Por Marcelo Dantas
Marcelo Dantas, filho de Elizete e Moacyr, criado no meio da Educação, Jornalismo, Cultura e Movimentos Sociais, cresceu e foi estudar História, para entender que queria ser escritor e jornalista. Vive tentando materializar o abstrato.
Dentro do caminhão, no sol mais quente da manhã, os ossos da coluna se destacam. Dá para perceber o calor cansado daquelas vértebras, costelas, fêmur, crânio, tíbia, peles, sebos – restos. O estômago não está à mostra, mas o vazio está lá, entre a ausência da carne e das políticas públicas.

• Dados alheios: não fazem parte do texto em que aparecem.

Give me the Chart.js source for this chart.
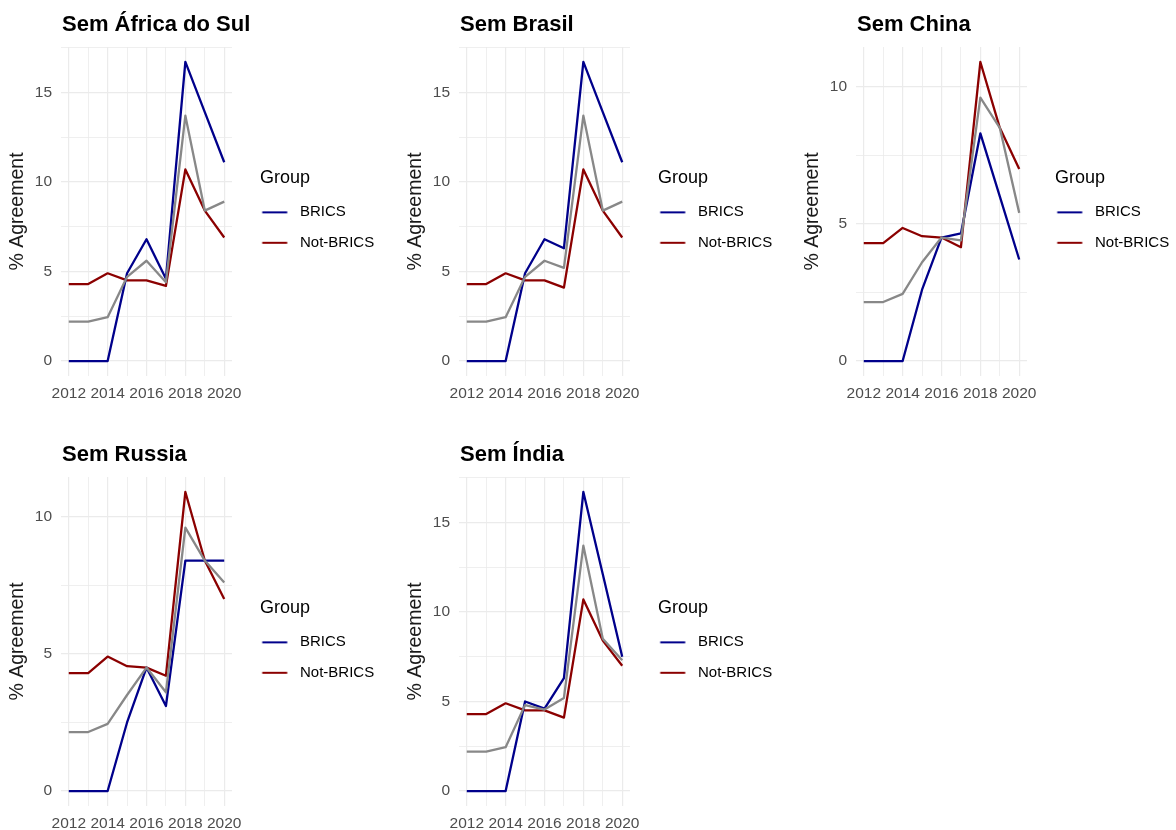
<!DOCTYPE html>
<html>
<head>
<meta charset="utf-8">
<script src="https://cdn.jsdelivr.net/npm/chart.js@4.4.1/dist/chart.umd.min.js"></script>
<style>
  html, body { margin: 0; padding: 0; background: #ffffff; }
  body { width: 1176px; height: 830px; position: relative; overflow: hidden; }
  .panel { position: absolute; }
  .panel canvas { display: block; }
</style>
</head>
<body>
<div class="panel" style="left:0px;top:0px"><canvas id="c0"></canvas></div>
<div class="panel" style="left:398px;top:0px"><canvas id="c1"></canvas></div>
<div class="panel" style="left:795px;top:0px"><canvas id="c2"></canvas></div>
<div class="panel" style="left:0px;top:430px"><canvas id="c3"></canvas></div>
<div class="panel" style="left:398px;top:430px"><canvas id="c4"></canvas></div>
<script>
// ---------- data ----------
const years = [2012, 2013, 2014, 2015, 2016, 2017, 2018, 2019, 2020];
const xTickLabels = ['2012', '2014', '2016', '2018', '2020'];
const panelTitles = ['Sem África do Sul', 'Sem Brasil', 'Sem China', 'Sem Russia', 'Sem Índia'];
const groupNames = ['BRICS', 'Not-BRICS'];
const legendTitle = 'Group';
const yAxisTitle = '% Agreement';

const semAfricaBRICS    = [0, 0, 0, 4.9, 6.8, 4.6, 16.7, 13.9, 11.1];
const semAfricaNotBRICS = [4.3, 4.3, 4.9, 4.5, 4.5, 4.2, 10.7, 8.4, 6.9];
const semAfricaOverall  = [2.2, 2.2, 2.45, 4.7, 5.6, 4.4, 13.7, 8.4, 8.9];

const semBrasilBRICS    = [0, 0, 0, 4.9, 6.8, 6.3, 16.7, 13.9, 11.1];
const semBrasilNotBRICS = [4.3, 4.3, 4.9, 4.5, 4.5, 4.1, 10.7, 8.4, 6.9];
const semBrasilOverall  = [2.2, 2.2, 2.45, 4.7, 5.6, 5.2, 13.7, 8.4, 8.9];

const semChinaBRICS     = [0, 0, 0, 2.6, 4.5, 4.65, 8.3, 6.0, 3.7];
const semChinaNotBRICS  = [4.3, 4.3, 4.85, 4.55, 4.5, 4.15, 10.9, 8.5, 7.0];
const semChinaOverall   = [2.15, 2.15, 2.45, 3.6, 4.5, 4.4, 9.6, 8.5, 5.4];

const semRussiaBRICS    = [0, 0, 0, 2.5, 4.5, 3.1, 8.4, 8.4, 8.4];
const semRussiaNotBRICS = [4.3, 4.3, 4.9, 4.55, 4.5, 4.2, 10.9, 8.4, 7.0];
const semRussiaOverall  = [2.15, 2.15, 2.45, 3.5, 4.5, 3.6, 9.6, 8.4, 7.6];

const semIndiaBRICS     = [0, 0, 0, 5.0, 4.6, 6.3, 16.7, 12.1, 7.5];
const semIndiaNotBRICS  = [4.3, 4.3, 4.9, 4.5, 4.5, 4.1, 10.7, 8.4, 7.0];
const semIndiaOverall   = [2.2, 2.2, 2.45, 4.8, 4.55, 5.2, 13.7, 8.5, 7.3];

const panelSeries = [
  [semAfricaBRICS, semAfricaNotBRICS, semAfricaOverall],
  [semBrasilBRICS, semBrasilNotBRICS, semBrasilOverall],
  [semChinaBRICS, semChinaNotBRICS, semChinaOverall],
  [semRussiaBRICS, semRussiaNotBRICS, semRussiaOverall],
  [semIndiaBRICS, semIndiaNotBRICS, semIndiaOverall]
];

// ---------- styling ----------
const FONT = '"Liberation Sans", Arial, sans-serif';
const groupColors = ['#00008B', '#8B0000'];
const overallColor = '#888888';
const gridColor = '#EBEBEB';
const CANVAS_W = 400, CANVAS_H = 411;
const PLOT_TOP = 47, X_AXIS_H = 35, Y_AXIS_W = 61, GAP_TO_LEGEND = 28, LEGEND_LEFT = 260;
const KEY_W = 32.5, LABEL_SIZE = 15, LINE_W = 2.3;

// legend key images (short horizontal lines)
function makeKey(color) {
  const c = document.createElement('canvas');
  c.width = 33; c.height = 4;
  const g = c.getContext('2d');
  g.strokeStyle = color; g.lineWidth = 2;
  g.beginPath(); g.moveTo(2.5, 2); g.lineTo(27.5, 2); g.stroke();
  return c;
}
const keyImgs = groupColors.map(makeKey);

// legend width -> right padding so the legend starts at LEGEND_LEFT
const mctx = document.createElement('canvas').getContext('2d');
mctx.font = LABEL_SIZE + 'px ' + FONT;
const maxTextW = Math.max(...groupNames.map(n => mctx.measureText(n).width));
const legendW = KEY_W + LABEL_SIZE / 2 + maxTextW + 10;
const padRight = CANVAS_W - LEGEND_LEFT - legendW;

const panelTitlePlugin = {
  id: 'panelTitle',
  afterDraw(chart, args, opts) {
    const { ctx, chartArea } = chart;
    ctx.save();
    ctx.font = 'bold 22px ' + FONT;
    ctx.fillStyle = '#000000';
    ctx.textAlign = 'left';
    ctx.textBaseline = 'middle';
    ctx.fillText(opts.text, chartArea.left + 1, 25);
    ctx.restore();
  }
};

const toXY = arr => arr.map((v, i) => ({ x: years[i], y: v }));

function buildChart(idx) {
  const [brics, notBrics, overall] = panelSeries[idx];
  const all = brics.concat(notBrics, overall);
  const lo = Math.min(...all), hi = Math.max(...all);
  const yPad = (hi - lo) * 0.05;
  const xPad = (years[years.length - 1] - years[0]) * 0.05;

  const canvas = document.getElementById('c' + idx);
  canvas.width = CANVAS_W; canvas.height = CANVAS_H;

  new Chart(canvas, {
    type: 'line',
    data: {
      datasets: [
        { label: 'Overall', data: toXY(overall), borderColor: overallColor, borderWidth: LINE_W, order: 0 },
        { label: groupNames[0], data: toXY(brics), borderColor: groupColors[0], borderWidth: LINE_W, order: 1 },
        { label: groupNames[1], data: toXY(notBrics), borderColor: groupColors[1], borderWidth: LINE_W, order: 2 }
      ]
    },
    options: {
      responsive: false,
      animation: false,
      devicePixelRatio: 1,
      events: [],
      elements: {
        point: { radius: 0 },
        line: { tension: 0, borderJoinStyle: 'round', borderCapStyle: 'butt', fill: false }
      },
      layout: { padding: { top: PLOT_TOP, right: padRight, bottom: 0, left: 0 } },
      scales: {
        x: {
          type: 'linear',
          min: years[0] - xPad,
          max: years[years.length - 1] + xPad,
          afterBuildTicks: s => { s.ticks = years.map(v => ({ value: v })); },
          afterFit: s => { s.height = X_AXIS_H; },
          ticks: {
            autoSkip: false, maxRotation: 0, minRotation: 0, padding: 8,
            color: '#4D4D4D', font: { family: FONT, size: 15.5 },
            callback: v => xTickLabels.includes(String(v)) ? String(v) : ''
          },
          grid: {
            color: gridColor, drawTicks: false,
            lineWidth: c => (c.tick && xTickLabels.includes(String(c.tick.value))) ? 1.2 : 0.8
          },
          border: { display: false }
        },
        y: {
          type: 'linear',
          position: 'left',
          min: lo - yPad,
          max: hi + yPad,
          afterBuildTicks: s => {
            const t = [];
            for (let v = 0; v <= s.max; v += 2.5) t.push({ value: v });
            s.ticks = t;
          },
          afterFit: s => { s.width = Y_AXIS_W; },
          ticks: {
            padding: 9, color: '#4D4D4D', font: { family: FONT, size: 15.5 },
            callback: v => (v % 5 === 0) ? String(v) : ''
          },
          grid: {
            color: gridColor, drawTicks: false,
            lineWidth: c => (c.tick && c.tick.value % 5 === 0) ? 1.2 : 0.8
          },
          border: { display: false },
          title: {
            display: true, text: yAxisTitle, color: '#1A1A1A',
            font: { family: FONT, size: 19.5 }, padding: { top: 6, bottom: 0 }
          }
        },
        gap: {
          type: 'linear', position: 'right', display: true, min: 0, max: 1,
          afterFit: s => { s.width = GAP_TO_LEGEND; },
          ticks: { display: false },
          grid: { display: false, drawTicks: false },
          border: { display: false }
        }
      },
      plugins: {
        tooltip: { enabled: false },
        title: { display: false },
        panelTitle: { text: panelTitles[idx] },
        legend: {
          display: true,
          position: 'right',
          align: 'center',
          fullSize: false,
          maxWidth: 300,
          title: {
            display: true, text: legendTitle, position: 'start', color: '#000000',
            font: { family: FONT, size: 18 }, padding: { top: 12, bottom: 14 }
          },
          labels: {
            usePointStyle: true,
            pointStyleWidth: KEY_W,
            padding: 0,
            color: '#000000',
            font: { family: FONT, size: LABEL_SIZE, lineHeight: 2.03 },
            generateLabels: () => groupNames.map((name, k) => ({
              text: [name],
              pointStyle: keyImgs[k],
              fillStyle: groupColors[k],
              strokeStyle: groupColors[k],
              fontColor: '#000000',
              lineWidth: 0,
              hidden: false,
              datasetIndex: k + 1
            }))
          }
        }
      }
    },
    plugins: [panelTitlePlugin]
  });
}

for (let i = 0; i < panelSeries.length; i++) buildChart(i);
</script>
</body>
</html>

Mais que postes, em cada esquina há desastres compondo a pintura. Noites de sonos incertas sob marquises, violências que cercam as maiúsculas minorias, fome que trança o interior da barriga. Para cada absurdo desses existem olhos fechados (para uns a morte, para outros a inindiferença).
A foto choca, a matéria comove, a realidade indigna, mas o que fazemos?
Dom Helder Camara era tido como santo ao dar comida aos mais pobres, mas quando perguntava por que eles são pobres o elogio vinha sob uma outra lente. O Dom da Paz nos provoca a reflexão de que a fome urge, mas ela não está ali à toa. De um lado, 13,6% dos brasileiros já ficaram um dia sem comer na pandemia, do outro, apenas 20 pessoas no mundo acumularam 1,77 trilhão de dólares no fim de 2020. A desigualdade coloca essas cores numa mesma paleta para lembrar que vivemos num sistema injusto e explorador de corpos, tempos e almas.
A existência não é um quadro exposto numa galeria, com luz e temperatura adequadas. A interação pode ultrapassar a faixa que indica o limite, tirar a tela da moldura barroca e intervir com pinceladas sólidas, aquarelas e sprays.
Dar comida a quem tem fome é um ato de se imaginar na situação do outro, mas não pode parar aí. Estudar e fazer parte de articulações que lutam contra esses e outros males é necessário. Não basta ser santo, tem que entender quem faz, e como faz, o mundo ser assim. Do despertar da consciência, saber que a mudança estrutural é possível, pois enquanto houver uma pessoa com fome, o sangue vai continuar a ser a tinta das elites.
Como eu sempre digo, enquanto houver uma pessoa com fome é o sinal de que a política econômica é excludente. E devemos nos indignar, não somente, tentar mudar o quadro como nos ensinou Jesus.